**Recorded information**

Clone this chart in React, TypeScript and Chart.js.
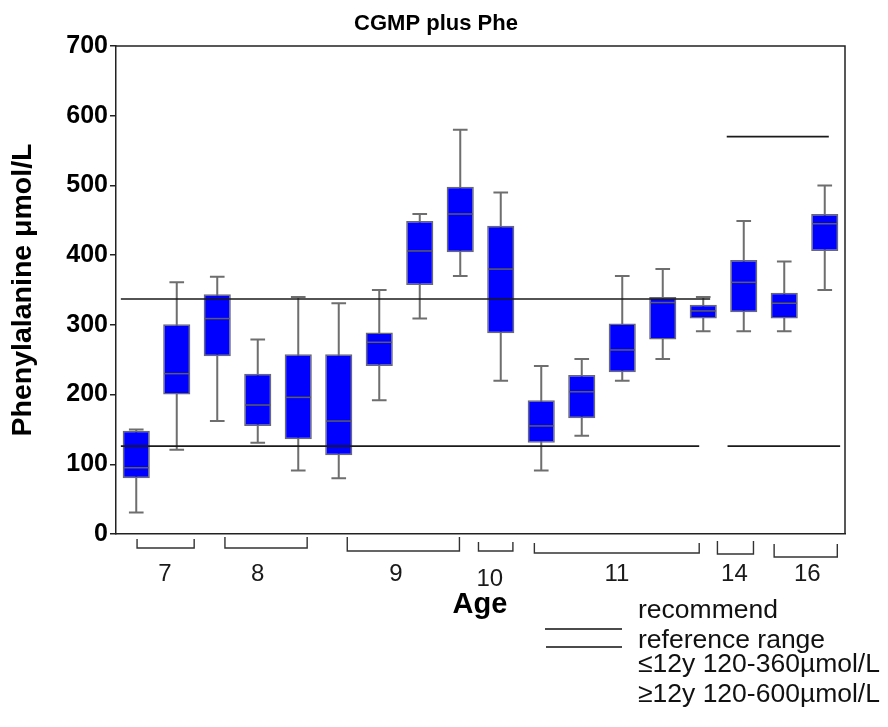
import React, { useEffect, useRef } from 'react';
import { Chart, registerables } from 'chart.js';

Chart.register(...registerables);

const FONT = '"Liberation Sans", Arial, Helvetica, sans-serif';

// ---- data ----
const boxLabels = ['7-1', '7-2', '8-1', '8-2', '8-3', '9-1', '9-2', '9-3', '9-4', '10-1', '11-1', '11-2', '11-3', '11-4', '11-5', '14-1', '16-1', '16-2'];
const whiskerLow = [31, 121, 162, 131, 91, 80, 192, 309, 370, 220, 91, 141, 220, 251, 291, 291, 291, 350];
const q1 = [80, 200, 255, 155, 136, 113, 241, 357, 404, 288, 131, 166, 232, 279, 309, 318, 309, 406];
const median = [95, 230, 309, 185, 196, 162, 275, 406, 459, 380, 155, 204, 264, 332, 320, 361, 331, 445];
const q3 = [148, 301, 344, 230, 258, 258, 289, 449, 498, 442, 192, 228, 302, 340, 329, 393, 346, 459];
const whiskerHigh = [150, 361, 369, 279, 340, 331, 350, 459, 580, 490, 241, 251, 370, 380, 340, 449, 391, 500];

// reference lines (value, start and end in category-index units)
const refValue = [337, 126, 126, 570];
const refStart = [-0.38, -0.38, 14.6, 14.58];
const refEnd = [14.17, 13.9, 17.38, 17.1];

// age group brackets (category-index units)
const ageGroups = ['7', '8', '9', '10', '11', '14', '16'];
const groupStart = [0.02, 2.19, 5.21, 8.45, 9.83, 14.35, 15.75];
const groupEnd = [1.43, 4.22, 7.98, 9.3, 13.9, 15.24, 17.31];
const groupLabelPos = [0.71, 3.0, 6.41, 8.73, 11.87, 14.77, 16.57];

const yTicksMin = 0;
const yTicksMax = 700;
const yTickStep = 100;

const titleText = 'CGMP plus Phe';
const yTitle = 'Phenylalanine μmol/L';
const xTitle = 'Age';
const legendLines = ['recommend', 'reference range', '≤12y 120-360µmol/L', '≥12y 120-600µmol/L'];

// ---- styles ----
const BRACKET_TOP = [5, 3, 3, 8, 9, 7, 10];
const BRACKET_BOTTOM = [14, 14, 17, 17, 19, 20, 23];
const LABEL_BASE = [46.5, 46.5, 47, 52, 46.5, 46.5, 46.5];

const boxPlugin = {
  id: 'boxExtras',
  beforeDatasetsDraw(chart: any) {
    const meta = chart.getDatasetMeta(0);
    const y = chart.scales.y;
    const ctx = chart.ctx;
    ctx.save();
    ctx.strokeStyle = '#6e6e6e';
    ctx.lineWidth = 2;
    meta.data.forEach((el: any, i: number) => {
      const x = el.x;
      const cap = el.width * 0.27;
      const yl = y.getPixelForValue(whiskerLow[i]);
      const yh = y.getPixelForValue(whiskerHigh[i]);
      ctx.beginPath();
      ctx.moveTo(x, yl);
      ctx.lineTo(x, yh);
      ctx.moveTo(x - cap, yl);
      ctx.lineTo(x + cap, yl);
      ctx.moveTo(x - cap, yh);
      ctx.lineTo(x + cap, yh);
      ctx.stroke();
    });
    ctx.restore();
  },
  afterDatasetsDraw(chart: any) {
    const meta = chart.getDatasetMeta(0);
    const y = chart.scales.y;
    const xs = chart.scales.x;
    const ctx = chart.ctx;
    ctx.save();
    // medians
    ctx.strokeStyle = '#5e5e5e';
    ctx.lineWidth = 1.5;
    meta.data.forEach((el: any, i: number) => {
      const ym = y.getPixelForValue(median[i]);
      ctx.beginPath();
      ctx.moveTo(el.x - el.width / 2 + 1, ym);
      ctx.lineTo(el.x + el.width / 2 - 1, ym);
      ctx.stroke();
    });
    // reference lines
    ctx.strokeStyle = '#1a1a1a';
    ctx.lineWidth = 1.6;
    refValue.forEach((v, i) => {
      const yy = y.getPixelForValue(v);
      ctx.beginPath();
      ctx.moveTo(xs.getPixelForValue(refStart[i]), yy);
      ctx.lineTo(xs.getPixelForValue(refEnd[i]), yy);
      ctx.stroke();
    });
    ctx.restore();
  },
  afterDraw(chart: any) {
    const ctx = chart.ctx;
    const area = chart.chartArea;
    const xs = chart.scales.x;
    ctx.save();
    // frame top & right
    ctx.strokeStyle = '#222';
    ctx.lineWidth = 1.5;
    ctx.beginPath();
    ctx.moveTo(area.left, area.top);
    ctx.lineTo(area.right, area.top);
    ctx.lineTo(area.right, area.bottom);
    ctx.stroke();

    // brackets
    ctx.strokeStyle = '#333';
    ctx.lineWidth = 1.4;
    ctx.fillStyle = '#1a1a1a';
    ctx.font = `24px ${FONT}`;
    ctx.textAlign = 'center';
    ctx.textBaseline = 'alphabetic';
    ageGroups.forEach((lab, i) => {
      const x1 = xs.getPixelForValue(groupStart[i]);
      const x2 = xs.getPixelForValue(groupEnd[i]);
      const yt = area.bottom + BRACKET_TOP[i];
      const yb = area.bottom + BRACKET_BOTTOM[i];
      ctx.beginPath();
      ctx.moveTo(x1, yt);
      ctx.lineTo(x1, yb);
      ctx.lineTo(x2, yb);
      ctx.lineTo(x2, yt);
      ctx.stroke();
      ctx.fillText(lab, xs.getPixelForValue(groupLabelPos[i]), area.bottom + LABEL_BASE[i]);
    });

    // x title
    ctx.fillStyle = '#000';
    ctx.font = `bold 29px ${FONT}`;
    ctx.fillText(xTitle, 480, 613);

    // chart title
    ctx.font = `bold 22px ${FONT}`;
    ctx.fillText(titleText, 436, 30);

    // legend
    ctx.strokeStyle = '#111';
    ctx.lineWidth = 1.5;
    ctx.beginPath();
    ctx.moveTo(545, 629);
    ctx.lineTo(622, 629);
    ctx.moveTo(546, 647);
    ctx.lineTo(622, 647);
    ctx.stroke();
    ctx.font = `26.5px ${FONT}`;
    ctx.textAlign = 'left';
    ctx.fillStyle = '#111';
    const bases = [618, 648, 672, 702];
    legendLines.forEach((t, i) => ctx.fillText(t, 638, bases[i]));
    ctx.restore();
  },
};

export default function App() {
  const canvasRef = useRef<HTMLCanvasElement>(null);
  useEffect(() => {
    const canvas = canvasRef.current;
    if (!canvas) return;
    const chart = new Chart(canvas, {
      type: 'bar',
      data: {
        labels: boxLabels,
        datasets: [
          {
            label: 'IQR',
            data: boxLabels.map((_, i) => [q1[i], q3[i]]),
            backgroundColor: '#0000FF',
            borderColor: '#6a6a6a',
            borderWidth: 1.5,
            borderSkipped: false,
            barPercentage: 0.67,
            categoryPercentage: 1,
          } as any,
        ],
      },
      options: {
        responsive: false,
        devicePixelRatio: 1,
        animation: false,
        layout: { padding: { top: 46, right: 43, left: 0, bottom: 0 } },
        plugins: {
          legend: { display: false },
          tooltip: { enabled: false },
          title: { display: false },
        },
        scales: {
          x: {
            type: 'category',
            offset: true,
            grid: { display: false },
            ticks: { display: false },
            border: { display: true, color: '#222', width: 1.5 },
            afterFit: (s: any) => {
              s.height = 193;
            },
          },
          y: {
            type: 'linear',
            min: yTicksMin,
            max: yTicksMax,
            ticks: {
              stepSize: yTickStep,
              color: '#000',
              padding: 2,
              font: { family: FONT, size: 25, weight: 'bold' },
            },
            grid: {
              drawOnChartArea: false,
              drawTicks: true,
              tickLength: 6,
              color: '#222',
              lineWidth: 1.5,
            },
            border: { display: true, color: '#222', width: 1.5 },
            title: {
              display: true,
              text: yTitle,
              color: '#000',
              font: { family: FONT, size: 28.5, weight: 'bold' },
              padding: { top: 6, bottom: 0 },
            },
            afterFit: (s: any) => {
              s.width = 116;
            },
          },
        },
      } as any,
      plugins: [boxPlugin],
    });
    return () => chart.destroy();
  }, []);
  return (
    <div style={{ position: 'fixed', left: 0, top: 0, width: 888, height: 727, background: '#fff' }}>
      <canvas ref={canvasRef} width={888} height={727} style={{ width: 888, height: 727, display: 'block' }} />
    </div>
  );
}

**Task directions**
Without the pictures, return the listing above from its first line through the line that has "const LABEL_BASE = [46.5, 46.5, 47, 52, 46.5, 46.5, 46.5];".

**Written solution**
Clone this chart in React, TypeScript and Chart.js.
import React, { useEffect, useRef } from 'react';
import { Chart, registerables } from 'chart.js';

Chart.register(...registerables);

const FONT = '"Liberation Sans", Arial, Helvetica, sans-serif';

// ---- data ----
const boxLabels = ['7-1', '7-2', '8-1', '8-2', '8-3', '9-1', '9-2', '9-3', '9-4', '10-1', '11-1', '11-2', '11-3', '11-4', '11-5', '14-1', '16-1', '16-2'];
const whiskerLow = [31, 121, 162, 131, 91, 80, 192, 309, 370, 220, 91, 141, 220, 251, 291, 291, 291, 350];
const q1 = [80, 200, 255, 155, 136, 113, 241, 357, 404, 288, 131, 166, 232, 279, 309, 318, 309, 406];
const median = [95, 230, 309, 185, 196, 162, 275, 406, 459, 380, 155, 204, 264, 332, 320, 361, 331, 445];
const q3 = [148, 301, 344, 230, 258, 258, 289, 449, 498, 442, 192, 228, 302, 340, 329, 393, 346, 459];
const whiskerHigh = [150, 361, 369, 279, 340, 331, 350, 459, 580, 490, 241, 251, 370, 380, 340, 449, 391, 500];

// reference lines (value, start and end in category-index units)
const refValue = [337, 126, 126, 570];
const refStart = [-0.38, -0.38, 14.6, 14.58];
const refEnd = [14.17, 13.9, 17.38, 17.1];

// age group brackets (category-index units)
const ageGroups = ['7', '8', '9', '10', '11', '14', '16'];
const groupStart = [0.02, 2.19, 5.21, 8.45, 9.83, 14.35, 15.75];
const groupEnd = [1.43, 4.22, 7.98, 9.3, 13.9, 15.24, 17.31];
const groupLabelPos = [0.71, 3.0, 6.41, 8.73, 11.87, 14.77, 16.57];

const yTicksMin = 0;
const yTicksMax = 700;
const yTickStep = 100;

const titleText = 'CGMP plus Phe';
const yTitle = 'Phenylalanine μmol/L';
const xTitle = 'Age';
const legendLines = ['recommend', 'reference range', '≤12y 120-360µmol/L', '≥12y 120-600µmol/L'];

// ---- styles ----
const BRACKET_TOP = [5, 3, 3, 8, 9, 7, 10];
const BRACKET_BOTTOM = [14, 14, 17, 17, 19, 20, 23];
const LABEL_BASE = [46.5, 46.5, 47, 52, 46.5, 46.5, 46.5];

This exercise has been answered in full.